We can learn a lot about our values by how we treat those who are most marginalised and vulnerable. A politics that determinedly slams the door shut on people begging for sanctuary does not value human beings. In laws that punish refugees, going to great lengths, and great expense, to deny them the chance to rebuild their lives, we see a politics that has abandoned any sense of service to the human person.

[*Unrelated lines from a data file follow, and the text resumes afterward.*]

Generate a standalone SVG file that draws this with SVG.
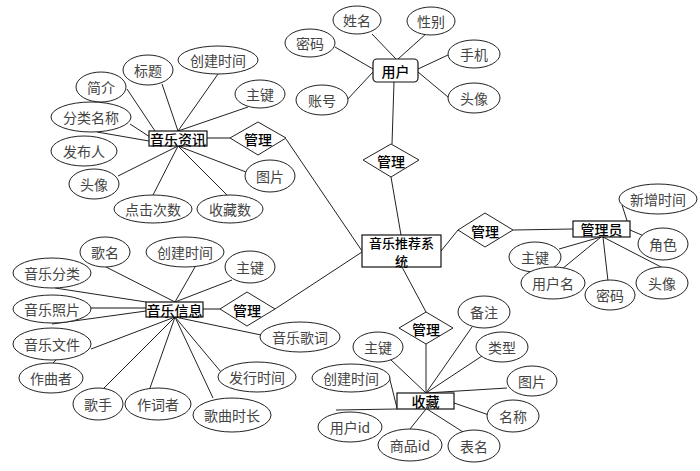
<svg xmlns="http://www.w3.org/2000/svg" width="700" height="471" viewBox="0 0 700 471">
<style>
.bg{fill:#fff}
.ln{stroke:#222;stroke-width:1;fill:none}
.gl{stroke:#888;stroke-width:2;fill:none}
.at{fill:#fff;stroke:#222;stroke-width:1}
.en{fill:#fff;stroke:#111;stroke-width:1.2}
.dm{fill:#fff;stroke:#222;stroke-width:1}
text{font-family:"Noto Sans CJK SC","Liberation Sans",sans-serif;text-anchor:middle;dominant-baseline:central}
.ta{font-size:14px;fill:#444}
.te{font-size:14px;fill:#000;font-weight:500}
.ts{font-size:13px;fill:#000;font-weight:500}
.td{font-size:14px;fill:#000;font-weight:500}
</style>
<rect class="bg" x="0" y="0" width="700" height="471"/>
<g id="connectors">
<line class="ln" x1="372" y1="34" x2="396" y2="59"/>
<line class="ln" x1="427" y1="33" x2="398" y2="59"/>
<line class="ln" x1="335" y1="47" x2="373" y2="69"/>
<line class="ln" x1="346" y1="101" x2="373" y2="72"/>
<line class="ln" x1="448" y1="55" x2="418" y2="69"/>
<line class="ln" x1="448" y1="97" x2="418" y2="72"/>
<line class="ln" x1="394" y1="82" x2="392" y2="144"/>
<line class="ln" x1="391" y1="177" x2="401" y2="235"/>
<line class="ln" x1="441" y1="251" x2="458" y2="230"/>
<line class="ln" x1="513" y1="230" x2="573" y2="229"/>
<line class="ln" x1="622" y1="205" x2="630" y2="230"/>
<line class="ln" x1="630" y1="230" x2="644" y2="236"/>
<line class="ln" x1="559" y1="249" x2="601" y2="237"/>
<line class="ln" x1="562" y1="269" x2="601" y2="237"/>
<line class="ln" x1="608" y1="281" x2="603" y2="237"/>
<line class="ln" x1="663" y1="268" x2="603" y2="237"/>
<line class="ln" x1="402" y1="267" x2="426" y2="312"/>
<line class="ln" x1="426" y1="344" x2="426" y2="393"/>
<line class="ln" x1="472" y1="327" x2="426" y2="393"/>
<line class="ln" x1="391" y1="360" x2="426" y2="393"/>
<line class="ln" x1="482" y1="356" x2="426" y2="393"/>
<line class="ln" x1="389" y1="376" x2="397" y2="408"/>
<line class="ln" x1="507" y1="388" x2="426" y2="393"/>
<line class="ln" x1="489" y1="415" x2="454" y2="403"/>
<line class="ln" x1="336" y1="410" x2="397" y2="409"/>
<line class="ln" x1="410" y1="429" x2="426" y2="409"/>
<line class="ln" x1="463" y1="432" x2="427" y2="409"/>
<line class="gl" x1="207" y1="138" x2="230" y2="138"/>
<line class="ln" x1="286" y1="139" x2="362" y2="251"/>
<line class="ln" x1="127" y1="89" x2="155" y2="131"/>
<line class="ln" x1="162" y1="84" x2="178" y2="131"/>
<line class="ln" x1="218" y1="74" x2="178" y2="131"/>
<line class="ln" x1="248" y1="107" x2="178" y2="131"/>
<line class="ln" x1="130" y1="124" x2="150" y2="137"/>
<line class="ln" x1="97" y1="132" x2="149" y2="141"/>
<line class="ln" x1="118" y1="176" x2="178" y2="146"/>
<line class="ln" x1="153" y1="195" x2="178" y2="146"/>
<line class="ln" x1="228" y1="196" x2="178" y2="146"/>
<line class="ln" x1="246" y1="172" x2="178" y2="146"/>
<line class="gl" x1="203" y1="309" x2="220" y2="309"/>
<line class="ln" x1="275" y1="309" x2="362" y2="252"/>
<line class="ln" x1="106" y1="267" x2="175" y2="302"/>
<line class="ln" x1="195" y1="267" x2="175" y2="302"/>
<line class="ln" x1="232" y1="280" x2="175" y2="302"/>
<line class="ln" x1="55" y1="288" x2="146" y2="302"/>
<line class="gl" x1="91" y1="308" x2="146" y2="308"/>
<line class="ln" x1="52" y1="324" x2="146" y2="311"/>
<line class="ln" x1="91" y1="349" x2="175" y2="317"/>
<line class="ln" x1="56" y1="360" x2="53" y2="363"/>
<line class="ln" x1="103" y1="389" x2="175" y2="317"/>
<line class="ln" x1="150" y1="388" x2="175" y2="317"/>
<line class="ln" x1="213" y1="398" x2="175" y2="317"/>
<line class="ln" x1="221" y1="372" x2="175" y2="317"/>
<line class="ln" x1="261" y1="335" x2="175" y2="317"/>
</g>

<g id="user">
<rect class="en" x="373" y="59" width="45" height="23" rx="4"/>
<text class="te" x="395.5" y="70.5">用户</text>
</g>
<g id="user_name"><ellipse class="at" cx="357" cy="20" rx="24" ry="14"/><text class="ta" x="357" y="20">姓名</text></g>
<g id="user_gender"><ellipse class="at" cx="431" cy="21" rx="24" ry="14"/><text class="ta" x="431" y="21">性别</text></g>
<g id="user_pwd"><ellipse class="at" cx="310" cy="43" rx="25" ry="14"/><text class="ta" x="310" y="43">密码</text></g>
<g id="user_account"><ellipse class="at" cx="322" cy="100" rx="26" ry="15"/><text class="ta" x="322" y="100">账号</text></g>
<g id="user_phone"><ellipse class="at" cx="474" cy="54" rx="26" ry="14"/><text class="ta" x="474" y="54">手机</text></g>
<g id="user_avatar"><ellipse class="at" cx="474" cy="98" rx="26" ry="15"/><text class="ta" x="474" y="98">头像</text></g>
<g id="rel_user"><polygon class="dm" points="391,144 419,160 391,177 363,160"/><text class="td" x="391" y="160.5">管理</text></g>

<g id="system">
<rect class="en" x="362" y="235" width="79" height="32"/>
<text class="ts" x="401.5" y="242.5">音乐推荐系</text>
<text class="ts" x="401.5" y="260">统</text>
</g>

<g id="rel_admin"><polygon class="dm" points="485,213 513,230 485,247 458,230"/><text class="td" x="485" y="230.5">管理</text></g>
<g id="admin">
<rect class="en" x="573" y="221" width="57" height="16"/>
<text class="te" x="601.5" y="229">管理员</text>
</g>
<g id="admin_added"><ellipse class="at" cx="658" cy="199" rx="39" ry="15"/><text class="ta" x="658" y="199">新增时间</text></g>
<g id="admin_role"><ellipse class="at" cx="663" cy="244" rx="25" ry="16"/><text class="ta" x="663" y="244">角色</text></g>
<g id="admin_pk"><ellipse class="at" cx="535" cy="257" rx="26" ry="15"/><text class="ta" x="535" y="257">主键</text></g>
<g id="admin_username"><ellipse class="at" cx="553" cy="283" rx="32" ry="16"/><text class="ta" x="553" y="283">用户名</text></g>
<g id="admin_pwd"><ellipse class="at" cx="610" cy="295" rx="25" ry="15"/><text class="ta" x="610" y="295">密码</text></g>
<g id="admin_avatar"><ellipse class="at" cx="662" cy="283" rx="26" ry="16"/><text class="ta" x="662" y="283">头像</text></g>

<g id="rel_fav"><polygon class="dm" points="426,312 453,328 426,344 399,328"/><text class="td" x="426" y="328.5">管理</text></g>
<g id="fav">
<rect class="en" x="397" y="393" width="57" height="16"/>
<text class="te" x="425.5" y="401">收藏</text>
</g>
<g id="fav_note"><ellipse class="at" cx="484" cy="312" rx="26" ry="16"/><text class="ta" x="484" y="312">备注</text></g>
<g id="fav_pk"><ellipse class="at" cx="378" cy="347" rx="25" ry="15"/><text class="ta" x="378" y="347">主键</text></g>
<g id="fav_type"><ellipse class="at" cx="502" cy="347" rx="26" ry="15"/><text class="ta" x="502" y="347">类型</text></g>
<g id="fav_created"><ellipse class="at" cx="351" cy="378" rx="39" ry="14"/><text class="ta" x="351" y="378">创建时间</text></g>
<g id="fav_pic"><ellipse class="at" cx="532" cy="381" rx="25" ry="15"/><text class="ta" x="532" y="381">图片</text></g>
<g id="fav_name"><ellipse class="at" cx="513" cy="416" rx="26" ry="16"/><text class="ta" x="513" y="416">名称</text></g>
<g id="fav_userid"><ellipse class="at" cx="350" cy="427" rx="32" ry="15"/><text class="ta" x="350" y="427">用户id</text></g>
<g id="fav_goodsid"><ellipse class="at" cx="410" cy="445" rx="32" ry="16"/><text class="ta" x="410" y="445">商品id</text></g>
<g id="fav_table"><ellipse class="at" cx="474" cy="446" rx="26" ry="16"/><text class="ta" x="474" y="446">表名</text></g>

<g id="news">
<rect class="en" x="149" y="131" width="58" height="15"/>
<text class="te" x="178" y="138.5">音乐资讯</text>
</g>
<g id="rel_news"><polygon class="dm" points="258,122 286,138 258,155 230,138"/><text class="td" x="258" y="138.5">管理</text></g>
<g id="news_intro"><ellipse class="at" cx="101" cy="87" rx="25" ry="15"/><text class="ta" x="101" y="87">简介</text></g>
<g id="news_title"><ellipse class="at" cx="148" cy="70" rx="25" ry="15"/><text class="ta" x="148" y="70">标题</text></g>
<g id="news_created"><ellipse class="at" cx="218" cy="60" rx="40" ry="14"/><text class="ta" x="218" y="60">创建时间</text></g>
<g id="news_pk"><ellipse class="at" cx="260" cy="94" rx="25" ry="14"/><text class="ta" x="260" y="94">主键</text></g>
<g id="news_category"><ellipse class="at" cx="91" cy="117" rx="40" ry="15"/><text class="ta" x="91" y="117">分类名称</text></g>
<g id="news_publisher"><ellipse class="at" cx="84" cy="151" rx="33" ry="15"/><text class="ta" x="84" y="151">发布人</text></g>
<g id="news_avatar"><ellipse class="at" cx="94" cy="184" rx="25" ry="15"/><text class="ta" x="94" y="184">头像</text></g>
<g id="news_clicks"><ellipse class="at" cx="153" cy="209" rx="39" ry="14"/><text class="ta" x="153" y="209">点击次数</text></g>
<g id="news_favs"><ellipse class="at" cx="230" cy="209" rx="33" ry="14"/><text class="ta" x="230" y="209">收藏数</text></g>
<g id="news_pic"><ellipse class="at" cx="270" cy="176" rx="25" ry="16"/><text class="ta" x="270" y="176">图片</text></g>

<g id="music">
<rect class="en" x="146" y="302" width="57" height="15"/>
<text class="te" x="174.5" y="309.5">音乐信息</text>
</g>
<g id="rel_music"><polygon class="dm" points="247,292 275,309 247,326 220,309"/><text class="td" x="247" y="309.5">管理</text></g>
<g id="music_name"><ellipse class="at" cx="105" cy="252" rx="25" ry="15"/><text class="ta" x="105" y="252">歌名</text></g>
<g id="music_created"><ellipse class="at" cx="185" cy="252" rx="39" ry="15"/><text class="ta" x="185" y="252">创建时间</text></g>
<g id="music_pk"><ellipse class="at" cx="250" cy="267" rx="25" ry="16"/><text class="ta" x="250" y="267">主键</text></g>
<g id="music_category"><ellipse class="at" cx="52" cy="273" rx="39" ry="15"/><text class="ta" x="52" y="273">音乐分类</text></g>
<g id="music_photo"><ellipse class="at" cx="52" cy="309" rx="39" ry="14"/><text class="ta" x="52" y="309">音乐照片</text></g>
<g id="music_file"><ellipse class="at" cx="52" cy="344" rx="39" ry="16"/><text class="ta" x="52" y="344">音乐文件</text></g>
<g id="music_composer"><ellipse class="at" cx="51" cy="378" rx="32" ry="15"/><text class="ta" x="51" y="378">作曲者</text></g>
<g id="music_singer"><ellipse class="at" cx="98" cy="404" rx="25" ry="16"/><text class="ta" x="98" y="404">歌手</text></g>
<g id="music_lyricist"><ellipse class="at" cx="158" cy="404" rx="33" ry="16"/><text class="ta" x="158" y="404">作词者</text></g>
<g id="music_duration"><ellipse class="at" cx="232" cy="415" rx="39" ry="17"/><text class="ta" x="232" y="415">歌曲时长</text></g>
<g id="music_release"><ellipse class="at" cx="257" cy="377" rx="39" ry="15"/><text class="ta" x="257" y="377">发行时间</text></g>
<g id="music_lyrics"><ellipse class="at" cx="300" cy="337" rx="40" ry="15"/><text class="ta" x="300" y="337">音乐歌词</text></g>
</svg>
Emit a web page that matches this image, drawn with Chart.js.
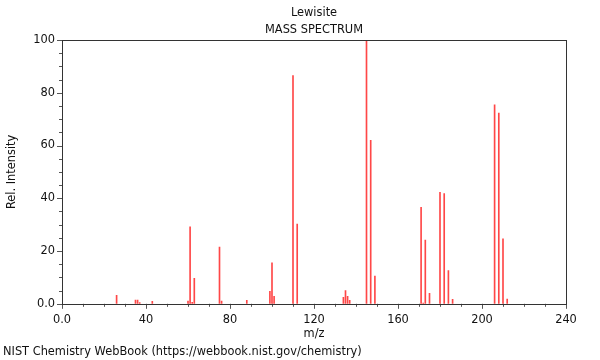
<!DOCTYPE html>
<html lang="en">
<head>
  <meta charset="UTF-8">
  <title>Lewisite - Mass Spectrum</title>
  <script src="https://cdn.jsdelivr.net/npm/chart.js"></script>
  <style>
    html, body { margin: 0; padding: 0; background: #fff; }
    #wrap { width: 600px; height: 360px; }
  </style>
</head>
<body>
  <div id="wrap"><canvas id="spectrum" width="600" height="360"></canvas></div>
  <script>
    // peaks
    const mz = [26, 35, 36, 37, 43, 60, 61, 62, 63, 75, 76, 88, 99, 100, 101, 110, 112,
                134, 135, 136, 137, 145, 147, 149, 171, 172, 173, 175, 180, 182, 184, 186,
                206, 208, 210, 212];
    const intensity = [3.2, 1.4, 1.4, 0.5, 0.9, 1.0, 29.2, 0.6, 9.7, 21.5, 1.0, 1.3, 4.7, 15.5, 2.8, 86.5, 30.2,
                       2.5, 5.0, 2.8, 1.3, 100, 62.0, 10.5, 36.6, 0.3, 24.2, 4.0, 42.3, 41.8, 12.6, 1.7,
                       75.4, 72.3, 24.6, 1.8];
    const xTicks = [0, 40, 80, 120, 160, 200, 240];
    const yTicks = [0, 20, 40, 60, 80, 100];

    const font = { family: 'DejaVu Sans', size: 11.4 };

    // frame box plus major / minor tick marks
    const frame = {
      id: 'frame',
      afterDraw(chart) {
        const { ctx, chartArea: a, scales: { x, y } } = chart;
        ctx.save();
        ctx.strokeStyle = '#555';
        ctx.lineWidth = 1;
        ctx.beginPath();
        for (let v = 0; v <= 240; v += 10) {
          const px = Math.round(x.getPixelForValue(v)) + 0.5;
          const len = v % 40 === 0 ? 5 : 3;
          ctx.moveTo(px, a.bottom);
          ctx.lineTo(px, a.bottom + len);
        }
        for (let v = 0; v <= 100; v += 5) {
          const py = Math.round(y.getPixelForValue(v)) + 0.5;
          const len = v % 20 === 0 ? 5 : 3;
          ctx.moveTo(a.left, py);
          ctx.lineTo(a.left - len, py);
        }
        ctx.stroke();
        ctx.strokeStyle = '#333';
        ctx.strokeRect(Math.round(a.left) + 0.5, Math.round(a.top) + 0.5,
          Math.round(a.right - a.left), Math.round(a.bottom - a.top));
        ctx.restore();
      }
    };

    new Chart(document.getElementById('spectrum'), {
      type: 'bar',
      data: {
        datasets: [{
          data: mz.map((m, i) => ({ x: m, y: intensity[i] })),
          backgroundColor: 'rgba(255, 0, 0, 0.72)',
          borderWidth: 0,
          barThickness: 1,
          grouped: false
        }]
      },
      options: {
        responsive: false,
        animation: false,
        layout: { padding: { left: 3, right: 34, top: 0, bottom: 0 } },
        plugins: {
          legend: { display: false },
          tooltip: { enabled: false },
          title: {
            display: true,
            text: ['Lewisite', 'MASS SPECTRUM'],
            fullSize: false,
            color: '#111',
            font: { family: 'DejaVu Sans', size: 11.4, weight: 'normal', lineHeight: 1.49 },
            padding: { top: 4.5, bottom: 1.5 }
          },
          subtitle: {
            display: true,
            position: 'bottom',
            align: 'start',
            text: 'NIST Chemistry WebBook (https://webbook.nist.gov/chemistry)',
            color: '#111',
            font: { family: 'DejaVu Sans', size: 11.4, lineHeight: 1.2 },
            padding: { top: 1, bottom: 1.5 }
          }
        },
        scales: {
          x: {
            type: 'linear',
            min: 0,
            max: 240,
            offset: false,
            afterFit(s) { s.height = 40; },
            afterBuildTicks(s) { s.ticks = xTicks.map(v => ({ value: v })); },
            grid: { display: false, drawTicks: true, tickLength: 5 },
            border: { display: false },
            ticks: {
              color: '#111',
              font,
              padding: 4,
              maxRotation: 0,
              autoSkip: false,
              callback: v => v === 0 ? '0.0' : String(v)
            },
            title: { display: true, text: 'm/z', color: '#111', font, padding: { top: 0, bottom: 3 } }
          },
          y: {
            min: 0,
            max: 100,
            afterFit(s) { s.width = 59; },
            afterBuildTicks(s) { s.ticks = yTicks.map(v => ({ value: v })); },
            grid: { display: false, drawTicks: true, tickLength: 5 },
            border: { display: false },
            ticks: {
              color: '#111',
              font,
              padding: 2,
              callback: v => v === 0 ? '0.0' : String(v)
            },
            title: { display: true, text: 'Rel. Intensity', color: '#111', font, padding: { top: 2, bottom: 0 } }
          }
        }
      },
      plugins: [frame]
    });
  </script>
</body>
</html>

This is heart-breaking, but there are reasons to hope. These laws were steam-rolled through parliament, by a government with a huge majority, in the face of significant opposition. And, while these laws raise questions for us as a society, they do not represent our society. There is ample public support for refugees: more than 200,000 people signed up to host refugees fleeing the war in Ukraine; and recent research from the British Red Cross shows that more than 62 per cent think that the UK should welcome refugees. And over the last year, thousands of people across the UK have come together to resist the Nationality and Borders Bill, and call for an asylum system that welcomes and protects those seeking sanctuary. We are not done yet.

We must grieve with and for the refugees whose suffering will now be multiplied, where it could have been alleviated. We must grieve for the sheer anguish of someone forced to flee their home who, on finally arriving somewhere they hope to be safe, are told the government will not even consider their request for safety, but is trying to remove them; who, if they are eventually granted protection, still won’t be able to reunite with perhaps the only family they have left, and will still face removal in a few years’ time. We must be angry at this hostility and injustice towards human persons in need.

Grief and anger here may be the response most appropriate to seeing the situation as it is – to seeing the image of God in each human person, and particularly to meeting Christ in those outcast and displaced.  Such grief and anger arises naturally from love of neighbour. And in this love of neighbour, we must not despair. Love galvanises us to action. In our grief and anger, we stand in solidarity, and continue both to fight for and to enact a better world and a better politics.